Heel Bursitis Treatment Usually Includes Some of the Following:
1. The RICE Method
The RICE Method (Rest, Ice, Compression, Elevation) is a popular first approach for many injuries and works well for treating the initial symptoms of heel bursitis.
The basics of RICE include Resting the heel injury, using Ice or a cold pack to reduce pain and swelling, wrapping the heel with a Compression bandage, and Elevating the heel above the heart on a pillow or cushion to allow fluid to drain and decrease swelling.
2. Anti-Inflammatory Pain Medications
Over-the-counter, non-steroidal, anti-inflammatory drugs (NSAIDs), such as ibuprofen (Advil) or naproxen (Aleve) should be used as directed to reduce pain and minimize swelling while resting the foot and incorporating the RICE Method.
3. Physical Therapy and Heel Bursitis Exercises
Physical Therapy usually includes a series of heel bursitis exercises for stretching the Achilles tendon to reduce any pressure or impingement on the heel bursa. Other foot and ankle exercises can improve movement and strengthen the muscles and tendons in the surrounding area.
A physical therapist can recommend the best stretching exercises for recovery and also suggest proper footwear to avoid injury in the future.
4. Heel Wedges or Orthotics
Heel Wedges can be purchased online or in stores already sized to fit your foot that lessen heel pain and irritation. Custom Orthotics can be also be made for a more specific fit.
5. EPAT / Shockwave Therapy
Extracorporeal Pulse Activation Technology is commonly known as EPAT Therapy, and is an effective, non-invasive treatment approach to speed up the healing time for many types of injuries like heel bursitis.
EPAT involves delivering impulse pressure waves to damaged or injured soft-tissue in and around the heel, which reduces inflammation, increases blood flow, and helps form new blood vessels.
These pressure waves are sometimes called Shockwaves, or Shockwave Therapy, which is short for Extracorporeal Shock Wave Therapy.
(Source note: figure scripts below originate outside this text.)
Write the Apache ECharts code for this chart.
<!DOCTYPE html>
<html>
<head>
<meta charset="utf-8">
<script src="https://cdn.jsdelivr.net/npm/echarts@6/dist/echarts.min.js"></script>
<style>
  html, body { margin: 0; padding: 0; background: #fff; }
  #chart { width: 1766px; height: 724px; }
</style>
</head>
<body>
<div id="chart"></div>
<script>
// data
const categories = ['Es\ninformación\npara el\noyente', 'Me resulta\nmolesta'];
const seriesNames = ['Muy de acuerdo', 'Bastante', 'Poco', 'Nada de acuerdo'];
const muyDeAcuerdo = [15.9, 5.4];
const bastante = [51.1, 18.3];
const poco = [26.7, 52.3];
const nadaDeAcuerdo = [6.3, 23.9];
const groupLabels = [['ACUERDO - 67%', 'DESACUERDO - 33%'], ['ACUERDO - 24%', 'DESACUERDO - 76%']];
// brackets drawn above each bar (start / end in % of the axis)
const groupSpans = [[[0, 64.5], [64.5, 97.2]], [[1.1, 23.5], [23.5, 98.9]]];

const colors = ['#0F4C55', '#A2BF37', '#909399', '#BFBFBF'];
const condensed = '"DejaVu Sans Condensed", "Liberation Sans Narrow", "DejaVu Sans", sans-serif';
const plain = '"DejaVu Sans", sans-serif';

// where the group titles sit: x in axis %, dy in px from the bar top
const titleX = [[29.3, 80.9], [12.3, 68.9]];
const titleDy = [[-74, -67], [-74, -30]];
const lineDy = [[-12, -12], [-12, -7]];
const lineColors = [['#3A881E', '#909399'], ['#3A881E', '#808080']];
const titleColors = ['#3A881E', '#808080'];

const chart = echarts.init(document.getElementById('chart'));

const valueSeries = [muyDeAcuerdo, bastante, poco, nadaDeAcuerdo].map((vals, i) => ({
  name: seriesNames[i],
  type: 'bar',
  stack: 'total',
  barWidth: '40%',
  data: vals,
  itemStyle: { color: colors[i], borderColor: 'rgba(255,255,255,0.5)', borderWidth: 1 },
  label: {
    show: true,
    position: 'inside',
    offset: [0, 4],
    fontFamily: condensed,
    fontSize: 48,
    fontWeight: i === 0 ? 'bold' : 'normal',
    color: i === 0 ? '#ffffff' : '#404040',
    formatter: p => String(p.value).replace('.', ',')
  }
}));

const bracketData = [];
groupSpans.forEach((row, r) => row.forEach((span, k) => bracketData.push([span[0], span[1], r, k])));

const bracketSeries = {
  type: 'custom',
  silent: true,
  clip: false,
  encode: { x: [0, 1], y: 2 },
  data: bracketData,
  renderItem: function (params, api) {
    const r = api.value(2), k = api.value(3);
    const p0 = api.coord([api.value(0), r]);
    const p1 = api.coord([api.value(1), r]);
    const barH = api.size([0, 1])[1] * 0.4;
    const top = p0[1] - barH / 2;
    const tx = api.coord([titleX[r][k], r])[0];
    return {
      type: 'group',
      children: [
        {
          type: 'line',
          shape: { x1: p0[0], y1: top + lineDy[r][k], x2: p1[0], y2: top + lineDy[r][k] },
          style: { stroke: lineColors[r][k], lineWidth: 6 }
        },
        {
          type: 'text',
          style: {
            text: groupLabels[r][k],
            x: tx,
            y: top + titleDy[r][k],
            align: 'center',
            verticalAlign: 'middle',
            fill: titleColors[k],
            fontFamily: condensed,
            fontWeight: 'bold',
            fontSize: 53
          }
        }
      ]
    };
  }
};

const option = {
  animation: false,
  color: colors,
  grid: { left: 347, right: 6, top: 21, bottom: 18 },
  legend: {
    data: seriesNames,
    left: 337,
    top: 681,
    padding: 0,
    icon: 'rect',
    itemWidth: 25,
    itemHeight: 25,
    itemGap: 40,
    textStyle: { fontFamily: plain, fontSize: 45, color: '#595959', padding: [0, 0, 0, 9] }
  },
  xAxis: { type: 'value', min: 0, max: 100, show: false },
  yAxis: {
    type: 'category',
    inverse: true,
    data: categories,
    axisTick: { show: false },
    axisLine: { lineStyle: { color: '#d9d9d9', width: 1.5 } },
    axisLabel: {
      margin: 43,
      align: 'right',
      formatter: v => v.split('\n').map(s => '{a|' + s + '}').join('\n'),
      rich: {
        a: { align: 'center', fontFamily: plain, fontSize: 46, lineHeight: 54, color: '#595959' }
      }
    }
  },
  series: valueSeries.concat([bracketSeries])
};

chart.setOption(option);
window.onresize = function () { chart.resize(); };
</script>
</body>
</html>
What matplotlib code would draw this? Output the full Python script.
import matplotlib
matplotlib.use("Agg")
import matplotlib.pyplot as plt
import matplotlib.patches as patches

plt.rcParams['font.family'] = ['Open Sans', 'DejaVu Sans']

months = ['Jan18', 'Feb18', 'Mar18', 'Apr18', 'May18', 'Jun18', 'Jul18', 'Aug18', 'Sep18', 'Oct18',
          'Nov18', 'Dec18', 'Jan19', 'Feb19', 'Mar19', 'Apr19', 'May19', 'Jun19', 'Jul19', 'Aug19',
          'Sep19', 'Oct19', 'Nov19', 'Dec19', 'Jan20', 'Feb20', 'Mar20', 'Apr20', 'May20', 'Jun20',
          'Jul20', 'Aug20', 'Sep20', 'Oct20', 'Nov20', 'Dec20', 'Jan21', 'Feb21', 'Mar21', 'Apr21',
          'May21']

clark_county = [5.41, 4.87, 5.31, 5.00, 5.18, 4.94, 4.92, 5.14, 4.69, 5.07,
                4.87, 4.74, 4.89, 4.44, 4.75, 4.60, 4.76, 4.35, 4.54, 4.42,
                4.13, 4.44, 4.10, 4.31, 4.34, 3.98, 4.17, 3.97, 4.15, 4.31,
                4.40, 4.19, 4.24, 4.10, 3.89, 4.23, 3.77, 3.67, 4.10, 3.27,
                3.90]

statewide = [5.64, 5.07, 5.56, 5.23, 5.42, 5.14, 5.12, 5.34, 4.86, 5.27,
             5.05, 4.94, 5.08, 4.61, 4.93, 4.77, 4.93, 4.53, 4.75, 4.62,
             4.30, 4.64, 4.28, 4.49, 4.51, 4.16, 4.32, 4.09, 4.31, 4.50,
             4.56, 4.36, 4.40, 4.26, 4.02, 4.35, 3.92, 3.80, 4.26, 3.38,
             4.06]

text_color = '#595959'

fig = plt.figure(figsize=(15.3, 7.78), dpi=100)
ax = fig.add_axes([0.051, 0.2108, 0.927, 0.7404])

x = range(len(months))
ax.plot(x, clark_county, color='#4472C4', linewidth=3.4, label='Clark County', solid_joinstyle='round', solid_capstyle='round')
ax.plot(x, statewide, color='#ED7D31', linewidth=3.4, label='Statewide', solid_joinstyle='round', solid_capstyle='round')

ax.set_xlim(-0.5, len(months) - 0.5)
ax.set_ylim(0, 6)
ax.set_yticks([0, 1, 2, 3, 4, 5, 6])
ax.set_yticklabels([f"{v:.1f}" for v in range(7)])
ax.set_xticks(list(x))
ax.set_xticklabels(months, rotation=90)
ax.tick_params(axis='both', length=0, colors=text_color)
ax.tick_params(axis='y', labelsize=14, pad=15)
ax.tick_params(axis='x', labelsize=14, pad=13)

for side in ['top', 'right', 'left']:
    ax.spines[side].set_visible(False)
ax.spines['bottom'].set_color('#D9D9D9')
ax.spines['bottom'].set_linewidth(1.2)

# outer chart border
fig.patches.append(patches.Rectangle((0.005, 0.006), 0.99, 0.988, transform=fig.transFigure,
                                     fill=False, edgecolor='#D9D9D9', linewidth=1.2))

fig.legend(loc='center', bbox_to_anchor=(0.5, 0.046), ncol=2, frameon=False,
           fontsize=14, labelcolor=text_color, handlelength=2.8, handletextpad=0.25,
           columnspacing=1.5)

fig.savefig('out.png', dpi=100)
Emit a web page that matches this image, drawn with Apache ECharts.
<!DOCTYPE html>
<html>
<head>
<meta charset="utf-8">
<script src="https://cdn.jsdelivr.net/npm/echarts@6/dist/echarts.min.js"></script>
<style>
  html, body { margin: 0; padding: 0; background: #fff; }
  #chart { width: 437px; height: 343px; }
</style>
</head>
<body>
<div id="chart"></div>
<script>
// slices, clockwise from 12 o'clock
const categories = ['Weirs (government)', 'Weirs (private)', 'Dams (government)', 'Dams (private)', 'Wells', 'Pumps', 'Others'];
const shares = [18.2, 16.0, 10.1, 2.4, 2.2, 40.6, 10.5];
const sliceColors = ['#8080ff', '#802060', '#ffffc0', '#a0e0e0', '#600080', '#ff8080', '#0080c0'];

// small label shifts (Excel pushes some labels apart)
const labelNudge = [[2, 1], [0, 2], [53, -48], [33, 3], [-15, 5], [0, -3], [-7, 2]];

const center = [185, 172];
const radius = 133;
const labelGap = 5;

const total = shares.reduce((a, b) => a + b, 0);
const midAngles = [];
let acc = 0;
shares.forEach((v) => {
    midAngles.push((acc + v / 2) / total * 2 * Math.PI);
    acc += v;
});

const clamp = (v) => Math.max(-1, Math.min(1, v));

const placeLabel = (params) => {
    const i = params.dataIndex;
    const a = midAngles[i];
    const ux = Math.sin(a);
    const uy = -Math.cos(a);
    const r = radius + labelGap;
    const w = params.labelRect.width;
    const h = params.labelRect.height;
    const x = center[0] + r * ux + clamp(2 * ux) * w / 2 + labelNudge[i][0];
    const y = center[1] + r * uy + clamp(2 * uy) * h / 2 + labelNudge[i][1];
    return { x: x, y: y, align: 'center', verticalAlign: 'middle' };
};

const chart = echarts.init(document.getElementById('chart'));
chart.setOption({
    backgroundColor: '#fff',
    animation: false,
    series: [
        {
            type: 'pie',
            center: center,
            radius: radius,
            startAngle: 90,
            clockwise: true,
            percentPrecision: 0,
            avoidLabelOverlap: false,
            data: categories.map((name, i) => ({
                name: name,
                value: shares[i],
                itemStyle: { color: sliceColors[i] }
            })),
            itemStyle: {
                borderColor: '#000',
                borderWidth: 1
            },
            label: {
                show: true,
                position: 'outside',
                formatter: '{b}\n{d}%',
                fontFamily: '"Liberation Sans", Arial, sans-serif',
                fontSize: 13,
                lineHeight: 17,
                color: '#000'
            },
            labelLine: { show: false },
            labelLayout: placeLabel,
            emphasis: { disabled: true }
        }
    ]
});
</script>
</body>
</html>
EPAT / Shockwave therapy can be administered while a person is in the rest phase of RICE, during physical therapy, and even while a person is trying to maintain peak athletic performance.
Many college and professional sports teams use this advanced type of treatment therapy because it helps athletes heal and recover more quickly. For this reason it is quickly gaining popularity among the general public as well.
6. Corticosteroid Injections
Corticosteroid Injections, which are powerful anti-inflammatories, may be an option for some patients who need immediate relief, though cortisone injections can damage surrounding, healthy tissue. Individuals will also experience varying results in how long the anti-inflammatory properties actually last.
If heel bursitis is caused by an infection, a doctor may prescribe Antibiotics to clear up the infection while maintaining other treatment methods to speed up the recovery.
Surgery is rarely called for, but in extreme cases where pain lasts for up to a year, surgeons can remove damaged bursae in a procedure referred to as a bursectomy. However, any surgery comes with potential risks and all options should be thoroughly discussed with your doctor.
The recovery time for heel bursitis can take anywhere from a few days or weeks, to six months or a year depending on the severity and underlying conditions.
Getting a diagnosis as soon as the symptoms appear, and using the treatment methods outlined here early can reduce the severity of the symptoms and accelerate the recovery.